• Aim of the task:
Extract only the first line of the listing and every line after it up to and including the one with "b_bracket = [0.595, 1.81, 1.525]". Omit the pictures.

** start of Dataset content **

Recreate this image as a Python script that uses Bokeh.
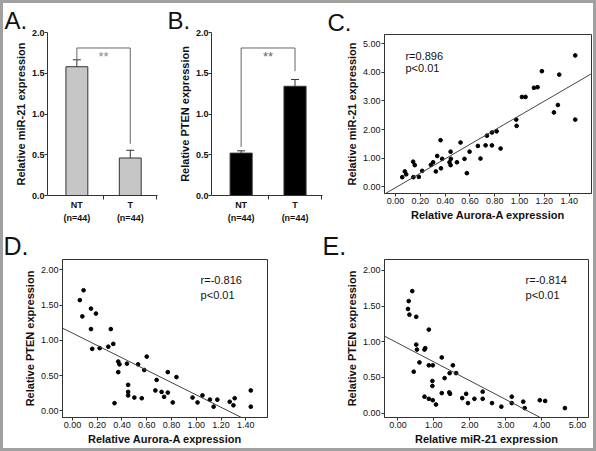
from bokeh.plotting import figure
from bokeh.layouts import row, column
from bokeh.models import (Range1d, FixedTicker, PrintfTickFormatter, Label, LinearAxis,
                          Whisker, TeeHead, ColumnDataSource)
from bokeh.core.properties import value
from bokeh.embed import file_html
from bokeh.resources import INLINE

FONT = "Liberation Sans"

# ---------------- data ----------------
groups = ["NT", "T"]
group_n = ["(n=44)", "(n=44)"]
mir21_mean = [1.58, 0.46]
mir21_sem = [0.085, 0.095]
pten_mean = [0.52, 1.34]
pten_sem = [0.028, 0.083]
a_bracket = [1.665, 1.81, 0.635]
b_bracket = [0.595, 1.81, 1.525]

c_aurora = [0.054, 0.075, 0.086, 0.142, 0.155, 0.144, 0.188, 0.215, 0.285, 0.303,
            0.325, 0.336, 0.363, 0.366, 0.376, 0.435, 0.444, 0.446, 0.444, 0.495,
            0.524, 0.556, 0.575, 0.597, 0.664, 0.685, 0.726, 0.737, 0.777, 0.777,
            0.815, 0.847, 0.973, 0.976, 1.019, 1.048, 1.116, 1.145, 1.18, 1.277,
            1.309, 1.32, 1.449, 1.449]
c_mir21 = [0.34, 0.54, 0.44, 0.88, 0.76, 0.34, 0.35, 0.56, 0.77, 0.86,
           0.54, 1.08, 1.63, 0.65, 0.98, 0.86, 1.23, 0.98, 0.76, 0.86,
           1.55, 0.98, 0.48, 1.23, 1.43, 0.99, 1.45, 1.79, 1.90, 1.45,
           1.94, 1.34, 2.35, 2.13, 3.14, 3.14, 3.46, 3.48, 4.04, 2.60,
           2.86, 3.92, 4.59, 2.35]
c_fit = (2.517, -0.026)

d_aurora = [0.06, 0.09, 0.08, 0.15, 0.19, 0.15, 0.16, 0.22, 0.29, 0.31,
            0.33, 0.34, 0.37, 0.38, 0.37, 0.44, 0.45, 0.45, 0.45, 0.50,
            0.53, 0.56, 0.58, 0.60, 0.67, 0.68, 0.72, 0.74, 0.77, 0.77,
            0.81, 0.84, 0.97, 1.01, 1.05, 1.11, 1.14, 1.17, 1.27, 1.30,
            1.31, 1.44, 1.44]
d_pten = [1.57, 1.71, 1.34, 1.45, 1.38, 1.16, 0.88, 0.89, 0.91, 1.16,
          0.95, 0.11, 0.70, 0.66, 0.55, 0.67, 0.37, 0.27, 0.22, 0.19,
          0.66, 0.18, 0.58, 0.77, 0.29, 0.44, 0.27, 0.20, 0.26, 0.55,
          0.12, 0.48, 0.19, 0.12, 0.22, 0.16, 0.06, 0.16, 0.13, 0.08,
          0.18, 0.29, 0.06]
d_fit = (-0.876, 1.103)

e_mir21 = [0.40, 0.30, 0.28, 0.32, 0.51, 0.86, 0.51, 0.53, 0.74, 0.76,
           0.60, 0.44, 0.86, 0.97, 0.96, 0.96, 0.74, 0.86, 0.97, 1.06,
           1.22, 1.30, 1.22, 1.43, 1.44, 1.53, 1.62, 1.45, 1.79, 1.90,
           1.95, 2.13, 2.36, 2.36, 2.62, 2.88, 3.17, 3.17, 3.49, 3.53,
           3.95, 4.10, 4.65]
e_pten = [1.71, 1.57, 1.46, 1.38, 1.35, 1.17, 0.96, 0.89, 0.89, 0.91,
          0.71, 0.58, 0.67, 0.67, 0.45, 0.38, 0.23, 0.20, 0.18, 0.12,
          0.78, 0.49, 0.28, 0.29, 0.56, 0.67, 0.56, 0.27, 0.21, 0.27,
          0.14, 0.20, 0.30, 0.20, 0.14, 0.09, 0.23, 0.14, 0.16, 0.07,
          0.18, 0.17, 0.07]
e_fit = (-0.263, 0.98)


def sx(v):
    return round(v - 3)


def sy(v):
    return round(v - 3)


def base_fig(box, frame, xr, yr, letter, lx, lsize, lstand):
    x0, x1, y0, y1 = box
    fl, fr, ft, fb = frame
    p = figure(width=sx(x1) - sx(x0), height=sy(y1) - sy(y0),
               x_range=Range1d(*xr), y_range=Range1d(*yr),
               output_backend="svg", toolbar_location=None,
               min_border_left=sx(fl) - sx(x0),
               min_border_right=max(1, sx(x1) - sx(fr)),
               min_border_top=sy(ft) - sy(y0),
               min_border_bottom=sy(y1) - sy(fb))
    p.grid.visible = False
    p.background_fill_color = "white"
    p.border_fill_color = "white"
    p.title.text = letter
    p.title.align = "left"
    p.title.vertical_align = "bottom"
    p.title.offset = sx(lx) - sx(fl)
    p.title.standoff = lstand
    p.title.text_font = FONT
    p.title.text_font_size = lsize
    p.title.text_font_style = "normal"
    p.title.text_color = "#111111"
    return p


def style_axis(ax, bold=False):
    ax.major_label_text_font = FONT
    ax.major_label_text_font_size = "9px"
    ax.major_label_text_font_style = "bold" if bold else "normal"
    ax.major_label_text_color = "#111111"
    ax.axis_label_text_font = FONT
    ax.axis_label_text_font_size = "11px"
    ax.axis_label_text_font_style = "bold"
    ax.axis_label_text_color = "#111111"
    ax.axis_line_color = "#333333"
    ax.major_tick_line_color = "#333333"
    ax.minor_tick_line_color = "#333333"
    ax.major_tick_out = 3
    ax.major_tick_in = 0
    ax.minor_tick_out = 0
    ax.minor_tick_in = 0
    ax.major_label_standoff = 1
    ax.axis_label_standoff = 2


def bar_panel(box, frame, means, sems, fill, ylabel, letter, lx, bracket, star_color):
    p = base_fig(box, frame, (0.45, 2.51), (0, 2.0), letter, lx, "24px", -3)
    p.outline_line_color = None
    xs = [i + 1 for i in range(len(groups))]
    src = ColumnDataSource(dict(x=xs, top=means,
                                upper=[m + s for m, s in zip(means, sems)]))
    p.vbar(x="x", top="top", bottom=0, width=0.41, source=src,
           fill_color=fill, line_color="#333333", line_width=1)
    p.add_layout(Whisker(source=src, base="x", lower="top", upper="upper",
                         line_color="#333333", line_width=1,
                         upper_head=TeeHead(size=8, line_color="#333333"),
                         lower_head=None))
    p.line(x=[xs[0], xs[0], xs[1], xs[1]],
           y=[bracket[0], bracket[1], bracket[1], bracket[2]],
           line_color="#666666", line_width=1)
    p.text(x=[(xs[0] + xs[1]) / 2], y=[bracket[1] - 0.01], text=["**"],
           text_align="center", text_baseline="top", text_font=value(FONT),
           text_font_size="13px", text_color=star_color)

    yax = p.yaxis[0]
    style_axis(yax, bold=True)
    yax.ticker = FixedTicker(ticks=[0, 0.5, 1.0, 1.5, 2.0])
    yax.formatter = PrintfTickFormatter(format="%.1f")
    yax.axis_label = ylabel
    yax.major_label_standoff = 0

    xax = p.xaxis[0]
    style_axis(xax, bold=True)
    xax.ticker = FixedTicker(ticks=xs, minor_ticks=[1.5, 2.5])
    xax.major_label_overrides = {x: g for x, g in zip(xs, groups)}
    xax.major_tick_out = 0
    xax.minor_tick_out = 4
    xax.major_label_standoff = 0

    nax = LinearAxis(ticker=FixedTicker(ticks=xs),
                     major_label_overrides={x: n for x, n in zip(xs, group_n)})
    style_axis(nax, bold=True)
    nax.axis_line_color = None
    nax.major_tick_line_color = None
    nax.major_tick_out = 0
    nax.major_label_standoff = 0
    p.add_layout(nax, "below")
    return p


def scatter_panel(box, frame, xr, yr, xs, ys, xticks, yticks, xlabel, ylabel,
                  fit, rtext, rpos, letter, lx, lsize, lstand):
    p = base_fig(box, frame, xr, yr, letter, lx, lsize, lstand)
    p.outline_line_color = "#333333"
    p.outline_line_width = 1
    p.scatter(xs, ys, size=3.7, color="black")
    xl = [xr[0], xr[1]]
    p.line(xl, [fit[1] + fit[0] * v for v in xl], line_color="#444444", line_width=1)

    xax = p.xaxis[0]
    style_axis(xax)
    xax.ticker = FixedTicker(ticks=xticks)
    xax.formatter = PrintfTickFormatter(format="%.2f")
    xax.axis_label = xlabel
    xax.major_label_standoff = 1
    xax.axis_label_standoff = 2

    yax = p.yaxis[0]
    style_axis(yax)
    yax.ticker = FixedTicker(ticks=yticks)
    yax.formatter = PrintfTickFormatter(format="%.2f")
    yax.axis_label = ylabel

    for t, (x, y) in zip(rtext, rpos):
        p.add_layout(Label(x=x, y=y, text=t, text_font=FONT, text_font_size="11px",
                           text_color="#111111", text_baseline="alphabetic"))
    return p


boxA, frA = (3, 163, 3, 225), (47.3, 157, 31.7, 200.3)
boxB, frB = (163, 325, 3, 225), (210.7, 321.7, 31.7, 200.3)
boxC, frC = (325, 593, 3, 225), (384, 591, 34, 193.3)
boxD, frD = (3, 300, 225, 448), (61.7, 267.3, 259, 417.3)
boxE, frE = (300, 593, 225, 448), (384.3, 587.7, 259, 416.7)

pA = bar_panel(boxA, frA, mir21_mean, mir21_sem, "#c6c6c6",
               "Relative miR-21 expression", "A.", 4, a_bracket, "#888888")
pB = bar_panel(boxB, frB, pten_mean, pten_sem, "#000000",
               "Relative PTEN expression", "B.", 167, b_bracket, "#666666")

pC = scatter_panel(boxC, frC, (-0.089, 1.58), (-0.23, 5.32), c_aurora, c_mir21,
                   [0, 0.2, 0.4, 0.6, 0.8, 1.0, 1.2, 1.4], [0, 1, 2, 3, 4, 5],
                   "Relative Aurora-A expression", "Relative miR-21 expression",
                   c_fit, ["r=0.896", "p<0.01"], [(0.08, 4.56), (0.08, 4.15)],
                   "C.", 327, "24px", -3)
pD = scatter_panel(boxD, frD, (-0.08, 1.575), (-0.093, 2.146), d_aurora, d_pten,
                   [0, 0.2, 0.4, 0.6, 0.8, 1.0, 1.2, 1.4], [0, 0.5, 1.0, 1.5, 2.0],
                   "Relative Aurora-A expression", "Relative PTEN expression",
                   d_fit, ["r=-0.816", "p<0.01"], [(1.035, 1.86), (1.035, 1.64)],
                   "D.", 3, "25px", 0)
pE = scatter_panel(boxE, frE, (-0.374, 5.307), (-0.062, 2.153), e_mir21, e_pten,
                   [0, 1, 2, 3, 4, 5], [0, 0.5, 1.0, 1.5, 2.0],
                   "Relative miR-21 expression", "Relative PTEN expression",
                   e_fit, ["r=-0.814", "p<0.01"], [(3.556, 1.87), (3.556, 1.65)],
                   "E.", 322, "25px", 0)

layout = column(row(column(pA), column(pB), column(pC)),
                row(column(pD), column(pE)),
                styles={"border": "3px solid #a0a0a0"})

open("out.html", "w").write(file_html(layout, INLINE))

** end of Dataset content **

• Correct result:
Recreate this image as a Python script that uses Bokeh.
from bokeh.plotting import figure
from bokeh.layouts import row, column
from bokeh.models import (Range1d, FixedTicker, PrintfTickFormatter, Label, LinearAxis,
                          Whisker, TeeHead, ColumnDataSource)
from bokeh.core.properties import value
from bokeh.embed import file_html
from bokeh.resources import INLINE

FONT = "Liberation Sans"

# ---------------- data ----------------
groups = ["NT", "T"]
group_n = ["(n=44)", "(n=44)"]
mir21_mean = [1.58, 0.46]
mir21_sem = [0.085, 0.095]
pten_mean = [0.52, 1.34]
pten_sem = [0.028, 0.083]
a_bracket = [1.665, 1.81, 0.635]
b_bracket = [0.595, 1.81, 1.525]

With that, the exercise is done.